═══ MATERIAL SHOWN ═══
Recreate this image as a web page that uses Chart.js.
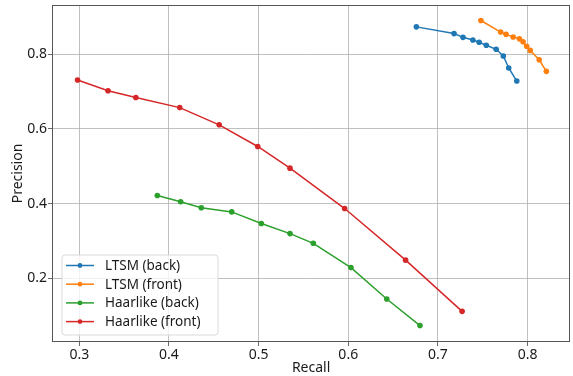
<!DOCTYPE html>
<html>
<head>
<meta charset="utf-8">
<script src="https://cdn.jsdelivr.net/npm/chart.js@4/dist/chart.umd.min.js"></script>
<style>
html,body{margin:0;padding:0;background:#fff;}
#wrap{width:573px;height:376px;position:relative;}
</style>
</head>
<body>
<div id="wrap"><canvas id="c" width="573" height="376"></canvas></div>
<script>
const seriesNames = ["LTSM (back)", "LTSM (front)", "Haarlike (back)", "Haarlike (front)"];
const seriesColors = ["#1f77b4", "#ff7f0e", "#2ca02c", "#d62728"];

const ltsmBackRecall    = [0.676, 0.718, 0.728, 0.739, 0.746, 0.754, 0.765, 0.773, 0.779, 0.788];
const ltsmBackPrecision = [0.873, 0.855, 0.845, 0.838, 0.832, 0.824, 0.813, 0.795, 0.763, 0.728];

const ltsmFrontRecall    = [0.748, 0.770, 0.776, 0.784, 0.791, 0.795, 0.799, 0.803, 0.813, 0.821];
const ltsmFrontPrecision = [0.890, 0.859, 0.853, 0.846, 0.841, 0.833, 0.821, 0.810, 0.785, 0.754];

const haarBackRecall    = [0.387, 0.413, 0.436, 0.470, 0.503, 0.535, 0.561, 0.603, 0.643, 0.680];
const haarBackPrecision = [0.422, 0.405, 0.389, 0.378, 0.347, 0.320, 0.294, 0.229, 0.145, 0.074];

const haarFrontRecall    = [0.298, 0.332, 0.363, 0.412, 0.456, 0.499, 0.535, 0.596, 0.664, 0.727];
const haarFrontPrecision = [0.731, 0.702, 0.684, 0.657, 0.611, 0.553, 0.495, 0.387, 0.249, 0.112];

const xTicks = [0.3, 0.4, 0.5, 0.6, 0.7, 0.8];
const yTicks = [0.2, 0.4, 0.6, 0.8];

const xs = [ltsmBackRecall, ltsmFrontRecall, haarBackRecall, haarFrontRecall];
const ys = [ltsmBackPrecision, ltsmFrontPrecision, haarBackPrecision, haarFrontPrecision];

const datasets = seriesNames.map((name, i) => ({
  label: name,
  data: xs[i].map((x, j) => ({x: x, y: ys[i][j]})),
  borderColor: seriesColors[i],
  backgroundColor: seriesColors[i],
  borderWidth: 1.5,
  pointRadius: 2.8,
  pointHoverRadius: 2.8,
  pointBorderWidth: 0,
  showLine: true,
  tension: 0
}));

const textFamily = '"Noto Sans", "DejaVu Sans", sans-serif';
const tickFont = {family: textFamily, size: 14};
const frameColor = "#555555";

const framePlugin = {
  id: 'frameAndLegend',
  afterDraw(chart) {
    const ctx = chart.ctx;
    const a = chart.chartArea;
    ctx.save();
    ctx.strokeStyle = frameColor;
    ctx.lineWidth = 1;
    ctx.strokeRect(Math.round(a.left) + 0.5, Math.round(a.top) + 0.5,
                   Math.round(a.right - a.left) - 1, Math.round(a.bottom - a.top) - 1);
    // legend inside plot, lower-left
    const lx = 62, ly = 255, lw = 156, lh = 80;
    ctx.fillStyle = "rgba(255,255,255,0.8)";
    ctx.strokeStyle = "#d9d9d9";
    ctx.lineWidth = 1;
    const r = 3;
    ctx.beginPath();
    ctx.moveTo(lx + r, ly);
    ctx.arcTo(lx + lw, ly, lx + lw, ly + lh, r);
    ctx.arcTo(lx + lw, ly + lh, lx, ly + lh, r);
    ctx.arcTo(lx, ly + lh, lx, ly, r);
    ctx.arcTo(lx, ly, lx + lw, ly, r);
    ctx.closePath();
    ctx.fill();
    ctx.stroke();
    ctx.font = '13.5px ' + textFamily;
    ctx.textBaseline = 'middle';
    chart.data.datasets.forEach((ds, i) => {
      const yy = 265.5 + i * 18.7;
      ctx.strokeStyle = ds.borderColor;
      ctx.lineWidth = 1.5;
      ctx.beginPath();
      ctx.moveTo(66, yy);
      ctx.lineTo(94, yy);
      ctx.stroke();
      ctx.fillStyle = ds.borderColor;
      ctx.beginPath();
      ctx.arc(80, yy, 2.4, 0, Math.PI * 2);
      ctx.fill();
      ctx.fillStyle = "#1a1a1a";
      ctx.fillText(ds.label, 105, yy + 0.5);
    });
    ctx.restore();
  }
};

new Chart(document.getElementById('c'), {
  type: 'scatter',
  data: {datasets: datasets},
  plugins: [framePlugin],
  options: {
    responsive: false,
    animation: false,
    layout: {padding: {top: 5, right: 1, left: 0, bottom: 0}},
    plugins: {legend: {display: false}, tooltip: {enabled: false}},
    scales: {
      x: {
        type: 'linear',
        min: 0.2695,
        max: 0.8476,
        afterBuildTicks(s) { s.ticks = xTicks.map(v => ({value: v})); },
        afterFit(s) { s.height = 34; s.paddingLeft = 0; s.paddingRight = 0; },
        ticks: {
          font: tickFont, color: "#1a1a1a", padding: 1,
          callback: v => v.toFixed(1),
          maxRotation: 0, autoSkip: false
        },
        grid: {color: "#b0b0b0", lineWidth: 0.8, tickLength: 4, tickColor: "#444", drawTicks: true},
        border: {display: false},
        title: {display: true, text: "Recall", font: {family: textFamily, size: 14}, color: "#1a1a1a", padding: {top: 0, bottom: 0}}
      },
      y: {
        type: 'linear',
        min: 0.030,
        max: 0.9315,
        afterBuildTicks(s) { s.ticks = yTicks.map(v => ({value: v})); },
        afterFit(s) { s.width = 52; s.paddingTop = 0; s.paddingBottom = 0; },
        ticks: {
          font: tickFont, color: "#1a1a1a", padding: 1,
          callback: v => v.toFixed(1)
        },
        grid: {color: "#b0b0b0", lineWidth: 0.8, tickLength: 4, tickColor: "#444", drawTicks: true},
        border: {display: false},
        title: {display: true, text: "Precision", font: {family: textFamily, size: 14}, color: "#1a1a1a", padding: {top: 10, bottom: 4}}
      }
    }
  }
});
</script>
</body>
</html>
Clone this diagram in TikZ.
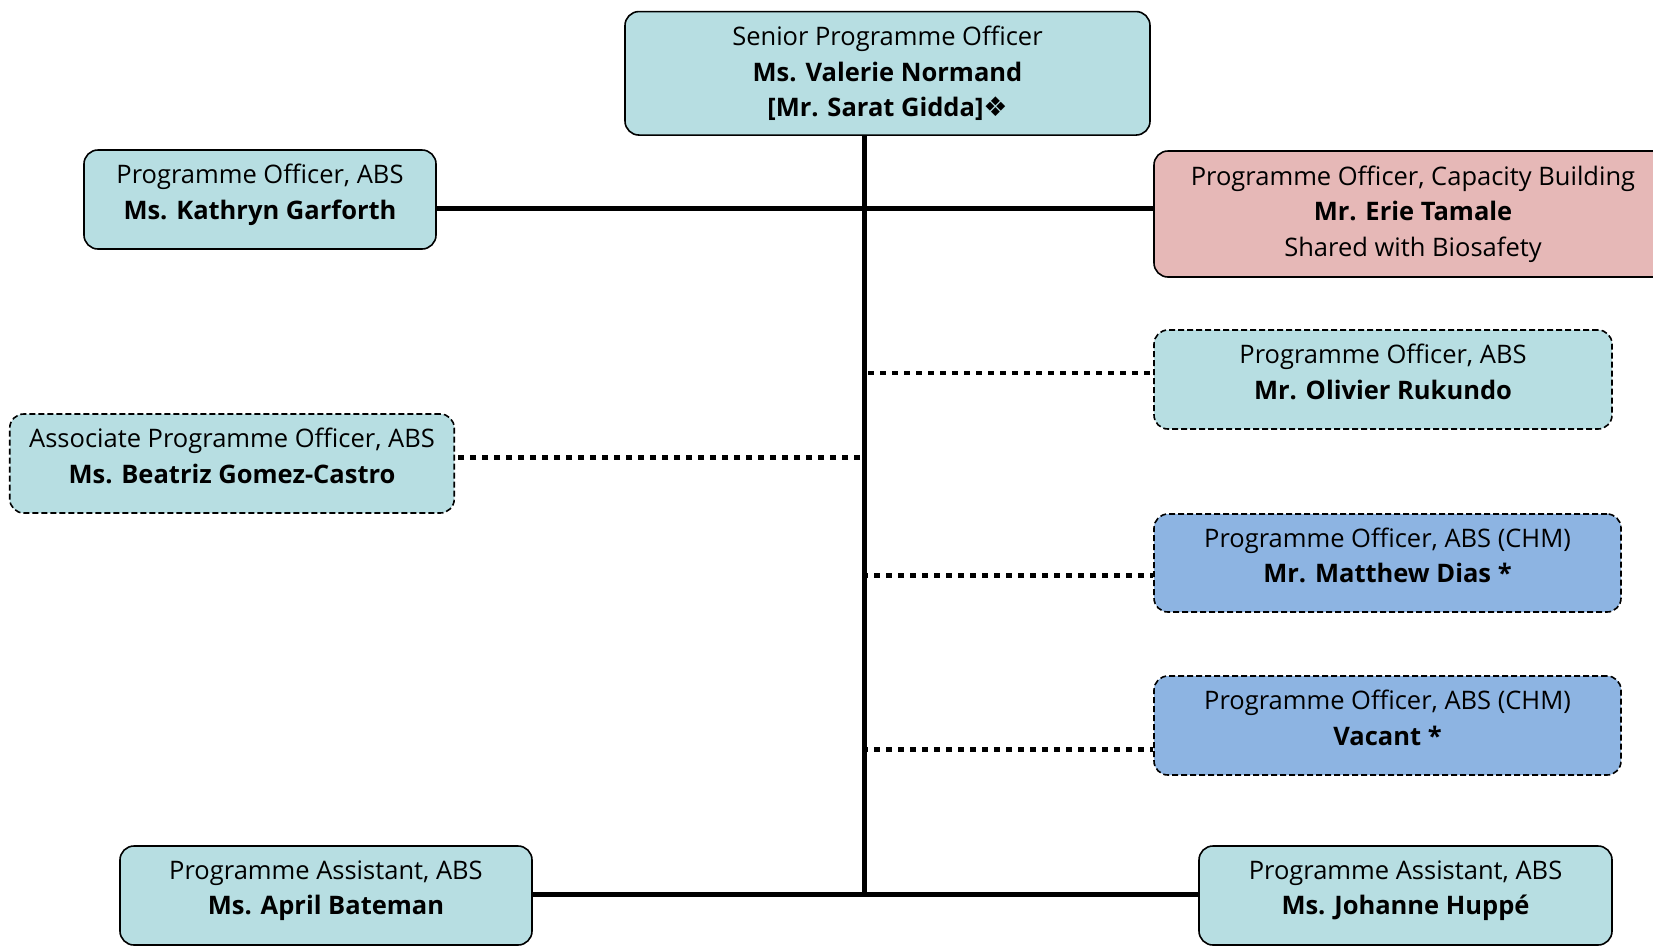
═══
EXERCISE GOAL =>
Reply with one number only, the count of lines above that hold the string "this".

RESPONSE TO THE TASK =>
2